Task – Search the data below for the string "this". Extract every line that contains it.

Dataset excerpts –
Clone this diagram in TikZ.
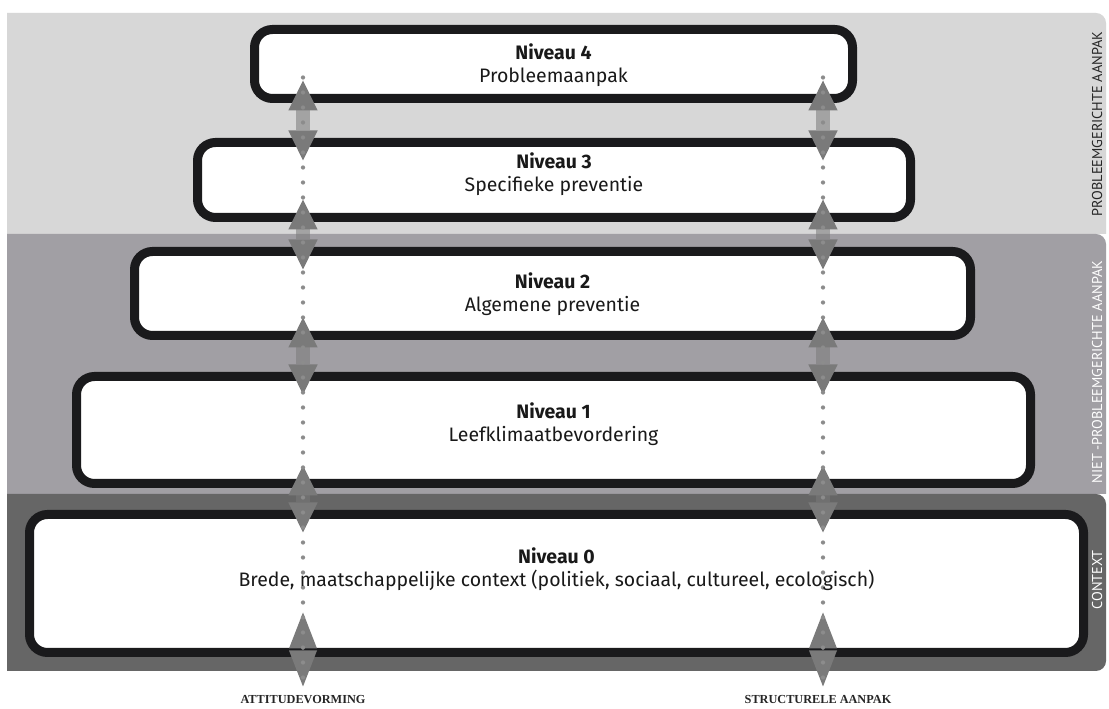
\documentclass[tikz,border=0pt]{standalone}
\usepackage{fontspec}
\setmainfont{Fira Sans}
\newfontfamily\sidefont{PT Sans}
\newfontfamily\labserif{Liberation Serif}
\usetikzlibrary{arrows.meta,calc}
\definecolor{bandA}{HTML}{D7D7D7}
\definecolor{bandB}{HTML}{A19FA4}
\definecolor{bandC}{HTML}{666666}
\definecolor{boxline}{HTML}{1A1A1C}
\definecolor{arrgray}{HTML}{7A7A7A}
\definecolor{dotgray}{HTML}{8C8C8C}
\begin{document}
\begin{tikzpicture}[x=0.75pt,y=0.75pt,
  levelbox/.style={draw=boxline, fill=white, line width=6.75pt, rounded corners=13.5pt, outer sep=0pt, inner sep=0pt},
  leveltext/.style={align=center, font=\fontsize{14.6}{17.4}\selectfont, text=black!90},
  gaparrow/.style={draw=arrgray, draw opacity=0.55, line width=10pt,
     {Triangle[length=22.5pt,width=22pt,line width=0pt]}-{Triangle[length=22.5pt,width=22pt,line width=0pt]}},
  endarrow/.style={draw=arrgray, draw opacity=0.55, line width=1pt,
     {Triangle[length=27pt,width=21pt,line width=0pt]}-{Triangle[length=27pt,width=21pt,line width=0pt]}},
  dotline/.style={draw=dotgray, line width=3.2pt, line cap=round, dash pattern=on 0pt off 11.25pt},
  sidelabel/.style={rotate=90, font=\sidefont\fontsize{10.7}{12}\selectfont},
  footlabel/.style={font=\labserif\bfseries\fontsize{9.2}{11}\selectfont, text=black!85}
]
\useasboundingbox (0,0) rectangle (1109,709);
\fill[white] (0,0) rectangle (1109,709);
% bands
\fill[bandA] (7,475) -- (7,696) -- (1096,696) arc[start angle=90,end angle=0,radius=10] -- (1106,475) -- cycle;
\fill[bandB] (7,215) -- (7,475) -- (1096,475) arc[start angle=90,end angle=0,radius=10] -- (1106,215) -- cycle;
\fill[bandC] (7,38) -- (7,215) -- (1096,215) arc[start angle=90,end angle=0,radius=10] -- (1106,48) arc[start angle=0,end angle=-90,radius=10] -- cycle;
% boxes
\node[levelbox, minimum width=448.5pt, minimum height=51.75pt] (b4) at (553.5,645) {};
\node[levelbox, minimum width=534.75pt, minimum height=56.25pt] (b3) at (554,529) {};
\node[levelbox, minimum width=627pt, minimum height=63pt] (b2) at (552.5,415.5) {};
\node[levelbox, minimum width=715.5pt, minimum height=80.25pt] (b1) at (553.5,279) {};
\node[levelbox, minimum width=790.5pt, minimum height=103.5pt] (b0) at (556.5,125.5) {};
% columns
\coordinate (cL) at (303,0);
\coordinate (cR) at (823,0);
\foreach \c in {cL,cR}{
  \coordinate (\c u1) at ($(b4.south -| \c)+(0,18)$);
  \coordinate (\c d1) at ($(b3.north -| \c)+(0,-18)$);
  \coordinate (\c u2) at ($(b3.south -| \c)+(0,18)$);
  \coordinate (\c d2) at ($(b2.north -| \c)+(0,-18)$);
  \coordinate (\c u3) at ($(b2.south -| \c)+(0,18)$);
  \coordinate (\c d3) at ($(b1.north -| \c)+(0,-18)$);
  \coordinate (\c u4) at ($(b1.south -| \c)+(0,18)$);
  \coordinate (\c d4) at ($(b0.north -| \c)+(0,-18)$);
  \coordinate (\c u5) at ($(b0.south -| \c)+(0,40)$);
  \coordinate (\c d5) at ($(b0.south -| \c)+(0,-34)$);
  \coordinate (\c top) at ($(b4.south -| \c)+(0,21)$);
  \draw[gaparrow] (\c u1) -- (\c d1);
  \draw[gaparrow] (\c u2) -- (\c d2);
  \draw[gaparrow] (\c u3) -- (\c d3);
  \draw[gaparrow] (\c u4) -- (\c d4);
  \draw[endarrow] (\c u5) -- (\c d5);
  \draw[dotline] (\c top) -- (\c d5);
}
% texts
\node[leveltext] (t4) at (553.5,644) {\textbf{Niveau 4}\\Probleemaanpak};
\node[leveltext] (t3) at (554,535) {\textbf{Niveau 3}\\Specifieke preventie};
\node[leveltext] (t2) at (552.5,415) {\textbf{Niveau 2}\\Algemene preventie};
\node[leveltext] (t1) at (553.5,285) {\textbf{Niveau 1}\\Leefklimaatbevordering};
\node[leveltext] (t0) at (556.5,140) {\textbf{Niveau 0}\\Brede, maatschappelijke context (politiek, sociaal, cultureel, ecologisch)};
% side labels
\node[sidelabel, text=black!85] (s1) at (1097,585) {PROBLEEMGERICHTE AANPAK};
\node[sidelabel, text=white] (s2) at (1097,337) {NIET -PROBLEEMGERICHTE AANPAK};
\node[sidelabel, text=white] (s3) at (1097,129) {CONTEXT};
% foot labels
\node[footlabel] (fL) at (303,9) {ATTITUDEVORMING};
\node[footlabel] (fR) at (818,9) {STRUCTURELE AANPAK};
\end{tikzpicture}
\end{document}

==

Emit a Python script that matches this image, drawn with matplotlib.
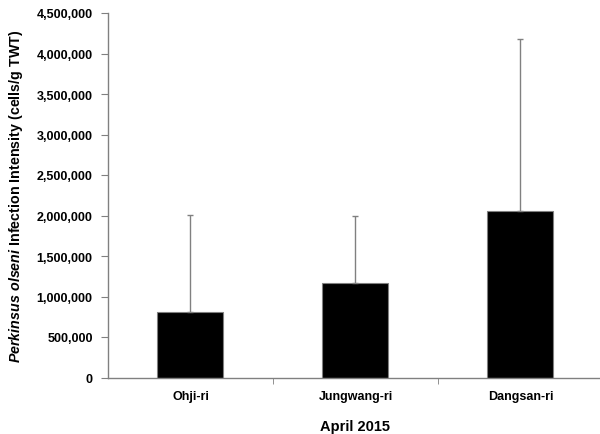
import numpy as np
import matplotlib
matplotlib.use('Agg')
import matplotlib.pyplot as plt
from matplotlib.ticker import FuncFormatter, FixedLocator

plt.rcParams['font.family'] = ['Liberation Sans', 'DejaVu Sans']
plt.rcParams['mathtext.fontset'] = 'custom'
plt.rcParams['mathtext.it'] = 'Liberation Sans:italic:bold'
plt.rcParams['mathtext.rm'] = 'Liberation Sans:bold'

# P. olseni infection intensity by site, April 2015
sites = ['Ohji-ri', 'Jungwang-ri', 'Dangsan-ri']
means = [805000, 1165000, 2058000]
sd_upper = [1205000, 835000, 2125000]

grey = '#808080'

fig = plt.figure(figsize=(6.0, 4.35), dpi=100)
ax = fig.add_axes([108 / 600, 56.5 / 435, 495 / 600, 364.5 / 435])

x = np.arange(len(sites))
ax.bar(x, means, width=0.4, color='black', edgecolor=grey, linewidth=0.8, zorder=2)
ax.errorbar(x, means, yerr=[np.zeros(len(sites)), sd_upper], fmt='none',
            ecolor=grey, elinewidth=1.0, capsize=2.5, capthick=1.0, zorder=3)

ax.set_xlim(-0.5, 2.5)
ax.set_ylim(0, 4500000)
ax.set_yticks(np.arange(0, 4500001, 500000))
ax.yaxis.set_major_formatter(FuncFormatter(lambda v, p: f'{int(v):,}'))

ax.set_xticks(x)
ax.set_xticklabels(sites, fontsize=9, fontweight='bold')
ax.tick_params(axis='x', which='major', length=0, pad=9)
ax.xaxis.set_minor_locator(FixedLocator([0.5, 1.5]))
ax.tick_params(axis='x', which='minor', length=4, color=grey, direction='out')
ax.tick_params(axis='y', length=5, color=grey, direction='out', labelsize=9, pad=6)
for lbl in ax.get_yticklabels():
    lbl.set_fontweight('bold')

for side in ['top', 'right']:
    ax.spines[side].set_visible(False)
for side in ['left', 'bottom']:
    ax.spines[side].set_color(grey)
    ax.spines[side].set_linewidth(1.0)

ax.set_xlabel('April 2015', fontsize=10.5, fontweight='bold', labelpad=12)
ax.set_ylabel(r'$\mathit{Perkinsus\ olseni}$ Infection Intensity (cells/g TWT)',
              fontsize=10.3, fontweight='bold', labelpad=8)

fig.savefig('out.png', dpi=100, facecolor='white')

Exercise output –
Clone this diagram in TikZ.
Emit a Python script that matches this image, drawn with matplotlib.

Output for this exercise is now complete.